Ia menilai, kasus Novel bukan hanya pidana biasa namun merupakan bukti pelanggaran hak asasi manusia. Dan tindak pidana pelanggaran HAM justru kerap terjadi dalam masa kepemimpinan Jokowi.

“Di era pemerintahan Joko Widodo ini banyak pelanggaran hak asasi manusia mulai dari intimidasi, persekusi, dan kriminalisasi termasuk kasus Novel Baswedan,” kata dia.

Pernyataan Ferry pun ditimpali Ketua DPP Gerindra Sodik Mudjahid. Ia membandingkan penanganan kasus Novel Baswedan dengan sikap kepolisian saat mengungkapkan kasus hoaks Ratna Sarumpaet.
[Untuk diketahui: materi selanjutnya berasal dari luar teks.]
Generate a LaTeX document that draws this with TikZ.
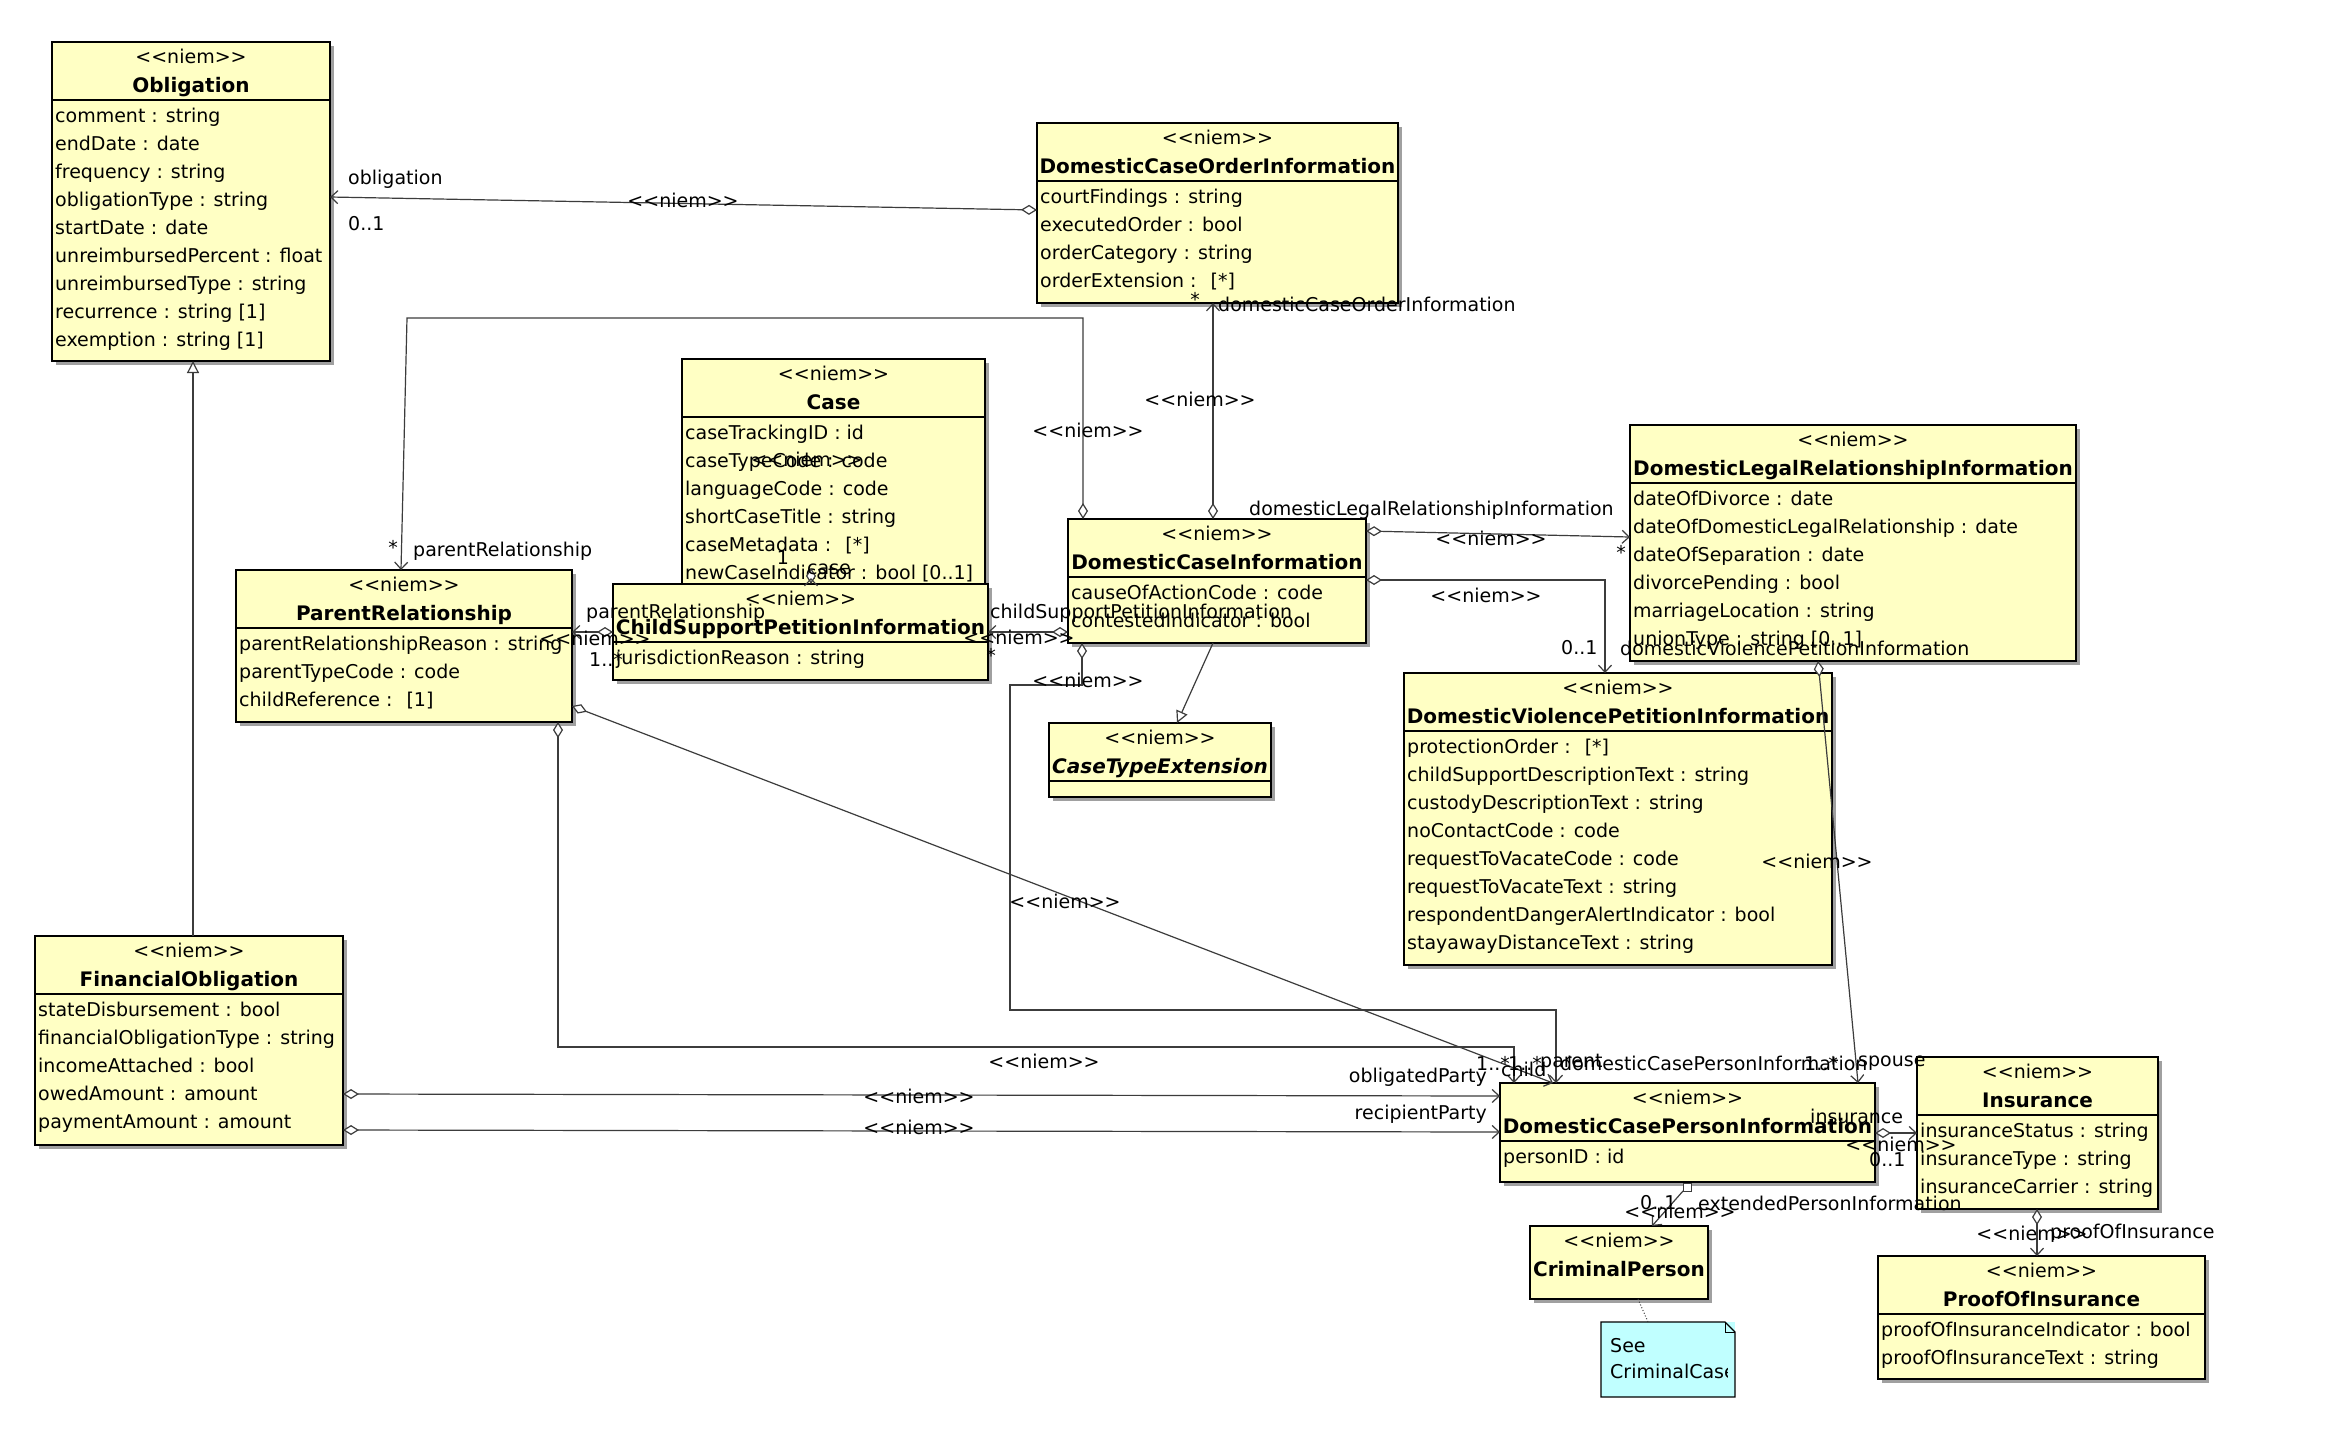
\documentclass[tikz,border=0pt]{standalone}
\usepackage{fontspec}
\newfontfamily\umlfont{DejaVu Sans}
\usetikzlibrary{arrows.meta,calc}
\definecolor{clsfill}{RGB}{255,255,196}
\definecolor{notefill}{RGB}{192,255,255}
\definecolor{shadowc}{RGB}{160,160,160}
\definecolor{linec}{RGB}{60,60,60}
\tikzset{
 clsbox/.style={draw=black,line width=1.4pt,fill=clsfill,inner sep=0pt,outer sep=0pt,anchor=north west},
 stereo/.style={font=\umlfont\fontsize{19}{23}\selectfont,inner sep=0pt,anchor=base},
 clsname/.style={font=\umlfont\bfseries\fontsize{20}{24}\selectfont,inner sep=0pt,anchor=base},
 attr/.style={font=\umlfont\fontsize{19}{23}\selectfont,inner sep=0pt,anchor=base west},
 lbl/.style={font=\umlfont\fontsize{19}{23}\selectfont,inner sep=0pt},
 divline/.style={line width=1.2pt},
 assoc/.style={draw=linec,line width=1.2pt},
 dstart/.style={arrows={Diamond[open,fill=white,length=16pt,width=10pt]-Straight Barb[length=7pt,width=13pt]}},
 barb/.style={arrows={-Straight Barb[length=7pt,width=13pt]}},
 gen/.style={arrows={-Triangle[open,fill=white,length=12pt,width=12pt]}},
}
\newcommand\umlclass[6]{%
  \fill[shadowc] (#2+4,#3+4) rectangle (#4+4,#5+4);
  \node[clsbox,minimum width={#4-#2},minimum height={#5-#3}] (#1) at (#2,#3) {};
  \node[stereo] (#1-st) at ({(#2+#4)/2},#3+21.5) {<<niem>>};
  \node[clsname] (#1-nm) at ({(#2+#4)/2},#3+50.5) {#6};
  \draw[divline] (#2,#3+58) -- (#4,#3+58);
}
\newcommand\umlattrs[4]{%
  \foreach \attrtxt [count=\i from 0] in {#4} {\node[attr] (#1-a\i) at (#2+3,#3+80+28*\i) {\attrtxt};}
}
\begin{document}
\begin{tikzpicture}[x=1pt,y=-1pt]
\fill[white] (0,0) rectangle (2339,1428);
\useasboundingbox (0,0) rectangle (2339,1428);

% ---------- classes ----------
\umlclass{obl}{52}{42}{330}{361}{Obligation}
\umlattrs{obl}{52}{42}{comment : string,endDate : date,frequency : string,obligationType : string,startDate : date,unreimbursedPercent : float,unreimbursedType : string,recurrence : string [1],exemption : string [1]}

\umlclass{dcoi}{1037}{123}{1398}{303}{DomesticCaseOrderInformation}
\umlattrs{dcoi}{1037}{123}{courtFindings : string,executedOrder : bool,orderCategory : string,orderExtension :~ [*]}

\umlclass{case}{682}{359}{985}{595}{Case}
\umlattrs{case}{682}{359}{caseTrackingID : id,caseTypeCode : code,languageCode : code,shortCaseTitle : string,caseMetadata :~ [*],newCaseIndicator : bool [0..1]}

\umlclass{cspi}{613}{584}{988}{680}{ChildSupportPetitionInformation}
\umlattrs{cspi}{613}{584}{jurisdictionReason : string}

\umlclass{pr}{236}{570}{572}{722}{ParentRelationship}
\umlattrs{pr}{236}{570}{parentRelationshipReason : string,parentTypeCode : code,childReference :~ [1]}

\umlclass{dci}{1068}{519}{1366}{643}{DomesticCaseInformation}
\umlattrs{dci}{1068}{519}{causeOfActionCode : code,contestedIndicator : bool}

\umlclass{dlri}{1630}{425}{2076}{661}{DomesticLegalRelationshipInformation}
\umlattrs{dlri}{1630}{425}{dateOfDivorce : date,dateOfDomesticLegalRelationship : date,dateOfSeparation : date,divorcePending : bool,marriageLocation : string,unionType : string [0..1]}

\umlclass{dvpi}{1404}{673}{1832}{965}{DomesticViolencePetitionInformation}
\umlattrs{dvpi}{1404}{673}{protectionOrder :~ [*],childSupportDescriptionText : string,custodyDescriptionText : string,noContactCode : code,requestToVacateCode : code,requestToVacateText : string,respondentDangerAlertIndicator : bool,stayawayDistanceText : string}

\umlclass{cte}{1049}{723}{1271}{797}{\itshape CaseTypeExtension}

\umlclass{fo}{35}{936}{343}{1145}{FinancialObligation}
\umlattrs{fo}{35}{936}{stateDisbursement : bool,financialObligationType : string,incomeAttached : bool,owedAmount : amount,paymentAmount : amount}

\umlclass{dcpi}{1500}{1083}{1875}{1182}{DomesticCasePersonInformation}
\umlattrs{dcpi}{1500}{1083}{personID : id}

\umlclass{ins}{1917}{1057}{2158}{1209}{Insurance}
\umlattrs{ins}{1917}{1057}{insuranceStatus : string,insuranceType : string,insuranceCarrier : string}

\umlclass{poi}{1878}{1256}{2205}{1379}{ProofOfInsurance}
\umlattrs{poi}{1878}{1256}{proofOfInsuranceIndicator : bool,proofOfInsuranceText : string}

% CriminalPerson (no compartment line)
\fill[shadowc] (1534,1230) rectangle (1712,1303);
\node[clsbox,minimum width=178,minimum height=73] (crim) at (1530,1226) {};
\node[stereo] (crim-st) at (1619,1247.5) {<<niem>>};
\node[clsname] (crim-nm) at (1619,1276.5) {CriminalPerson};

% note
\node[fill=notefill,inner sep=0pt,outer sep=0pt,anchor=north west,minimum width=134,minimum height=75] (note) at (1601,1322) {};
\draw[line width=1.2pt] (note.north west) -- ($(note.north east)+(-10,0)$) -- ($(note.north east)+(0,10)$) -- (note.south east) -- (note.south west) -- cycle;
\draw[line width=1pt] ($(note.north east)+(-10,0)$) -- ($(note.north east)+(-10,10)$) -- ($(note.north east)+(0,10)$);
\begin{scope}
\clip (note.north west) rectangle ($(note.south east)+(-8,0)$);
\node[attr] (note-t1) at (1610,1352) {See};
\node[attr] (note-t2) at (1610,1378) {CriminalCase};
\end{scope}

% ---------- connectors ----------
\draw[assoc,dstart] ($(dcoi.north west)+(0,87)$) -- ($(obl.north east)+(0,155)$);
\draw[assoc,dstart] ($(dci.north west)+(15,0)$) -- ++(0,-201) -- ++(-676,0) -- ($(pr.north west)+(165,0)$);
\draw[assoc,dstart] ($(dci.north west)+(145,0)$) -- ($(dcoi.south west)+(176,0)$);
\draw[assoc,dstart] ($(dci.north east)+(0,12)$) -- ($(dlri.north west)+(0,112)$);
\draw[assoc,dstart] ($(dci.north east)+(0,61)$) -| ($(dvpi.north west)+(201,0)$);
\draw[assoc,dstart] ($(dci.north west)+(0,113)$) -- ($(cspi.north east)+(0,48)$);
\draw[assoc,dstart] ($(cspi.north west)+(198,0)$) -- ++(0,-6);
\draw[assoc,dstart] ($(cspi.north west)+(0,48)$) -- ($(pr.north east)+(0,62)$);
\draw[assoc,dstart] ($(pr.north east)+(0,136)$) -- ($(dcpi.north west)+(53,0)$);
\draw[assoc,dstart] ($(pr.south west)+(322,0)$) -- ++(0,325) -| ($(dcpi.north west)+(14,0)$);
\draw[assoc,dstart] ($(dci.south west)+(14,0)$) -- ++(0,42) -- ++(-72,0) -- ++(0,325) -| ($(dcpi.north west)+(56,0)$);
\draw[assoc,dstart] ($(dlri.south west)+(188,0)$) -- ($(dcpi.north west)+(358,0)$);
\draw[assoc,dstart] ($(fo.north east)+(0,158)$) -- ($(dcpi.north west)+(0,13)$);
\draw[assoc,dstart] ($(fo.north east)+(0,194)$) -- ($(dcpi.north west)+(0,49)$);
\draw[assoc,dstart] ($(dcpi.north east)+(0,50)$) -- ($(ins.north west)+(0,76)$);
\node[draw=linec,fill=white,line width=1pt,minimum size=8pt,inner sep=0pt,outer sep=0pt,anchor=north] (sq) at ($(dcpi.south west)+(187,1)$) {};
\draw[assoc,barb] (sq.south west) -- ($(crim.north west)+(122,0)$);
\draw[assoc,dstart] ($(ins.south west)+(120,0)$) -- ($(poi.north west)+(159,0)$);
\draw[assoc,gen] ($(fo.north west)+(158,0)$) -- ($(obl.south west)+(141,0)$);
\draw[assoc,gen] ($(dci.south west)+(145,0)$) -- ($(cte.north west)+(128,0)$);
\draw[linec,line width=1pt,dotted] ($(crim.south west)+(108,0)$) -- ($(note.north west)+(47,0)$);

% ---------- labels ----------
\node[lbl,anchor=west] (l1) at (348,179) {obligation};
\node[lbl,anchor=west] (l2) at (348,224) {0..1};
\node[lbl] (l3) at (683,200) {<<niem>>};
\node[lbl] (l4) at (393,547) {*};
\node[lbl,anchor=west] (l5) at (413,551) {parentRelationship};
\node[lbl] (l6) at (1088,430) {<<niem>>};
\node[lbl] (l7) at (1195,299) {*};
\node[lbl,anchor=west] (l8) at (1218,304) {domesticCaseOrderInformation};
\node[lbl] (l9) at (1200,399) {<<niem>>};
\node[lbl,anchor=west] (l10) at (1249,510) {domesticLegalRelationshipInformation};
\node[lbl] (l11) at (1621,552) {*};
\node[lbl] (l12) at (1491,538) {<<niem>>};
\node[lbl,anchor=west] (l13) at (1561,648) {0..1};
\node[lbl,anchor=west] (l14) at (1620,648) {domesticViolencePetitionInformation};
\node[lbl] (l15) at (1486,595) {<<niem>>};
\node[lbl,anchor=west] (l16) at (990,613) {childSupportPetitionInformation};
\node[lbl] (l17) at (991,655) {*};
\node[lbl] (l18) at (1019,637) {<<niem>>};
\node[lbl] (l19) at (783,558) {1};
\node[lbl] (l20) at (829,569) {case};
\node[lbl] (l21) at (807,459) {<<niem>>};
\node[lbl,anchor=west] (l22) at (586,613) {parentRelationship};
\node[lbl] (l23) at (595,638) {<<niem>>};
\node[lbl,anchor=west] (l24) at (589,659) {1..*};
\node[lbl] (l25) at (1065,901) {<<niem>>};
\node[lbl] (l26) at (1044,1061) {<<niem>>};
\node[lbl] (l27) at (1088,680) {<<niem>>};
\node[lbl] (l28) at (1817,861) {<<niem>>};
\node[lbl,anchor=west] (l29) at (1476,1063) {1..*};
\node[lbl,anchor=west] (l30) at (1501,1069) {child};
\node[lbl,anchor=west] (l31) at (1508,1063) {1..*};
\node[lbl,anchor=west] (l32) at (1540,1063) {parent};
\node[lbl,anchor=west] (l33) at (1560,1063) {domesticCasePersonInformation};
\node[lbl,anchor=west] (l34) at (1804,1063) {1..*};
\node[lbl,anchor=west] (l35) at (1858,1063) {spouse};
\node[lbl,anchor=east] (l36) at (1487,1077) {obligatedParty};
\node[lbl] (l37) at (919,1096) {<<niem>>};
\node[lbl,anchor=east] (l38) at (1487,1114) {recipientParty};
\node[lbl] (l39) at (919,1127) {<<niem>>};
\node[lbl,anchor=west] (l40) at (1810,1116) {insurance};
\node[lbl] (l41) at (1901,1144) {<<niem>>};
\node[lbl,anchor=west] (l42) at (1869,1160) {0..1};
\node[lbl,anchor=west] (l43) at (1640,1203) {0..1};
\node[lbl,anchor=west] (l44) at (1698,1203) {extendedPersonInformation};
\node[lbl] (l45) at (1680,1211) {<<niem>>};
\node[lbl] (l46) at (2032,1233) {<<niem>>};
\node[lbl,anchor=west] (l47) at (2050,1233) {proofOfInsurance};
\end{tikzpicture}
\end{document}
“Ini salah satu keajaiban dunia. Terorisme dan kasus lain, termasuk terakhir kasus Ratna, bisa diungkapkan sangat cepat,” kata Sodik.

Pihak Istana melalui Menurut Kepala Staf Kepresidenan Moeldoko, menilai justru tidak semestinya semua persoalan dituntut ke Presiden Joko Widodo.

“Jangan semua ke Presiden. Kan masing-masing punya otoritas yang mesti diberesin di lingkungan kerjanya,” ungkap Moeldoko usai rapat terbatas di Istana Kepresidenan Bogor, Jumat 2 November 2018.

Meski mengakui kalau kasus Novel masuk ranah HAM, namun Moeldoko lantas menyerahkan tanggung jawab tersebut ke Polri.

Selain itu ia menilai jika kasus Novel yang tak kunjung selesai bisa menjadi senjata bagi pihak oposisi.

“Kalau masih dalam batas kemampuan ya mesti diserahkan pada teknis (Polri), kalau di luar batas kemampuan ya negara ambil atau Presiden ambil. Itu aja rumusnya,” ungkap Moeldoko.

Sejauh ini, Moeldoko mengaku belum mendapatkan laporan perkembangan penyelidikan kasus Novel dari Polri. Namun, Moeldoko menampik ada anggapan kasus tersebut sengaja tak diselesaikan. Ia yakin Polri telah melaksanakan penanganan secara maksimal.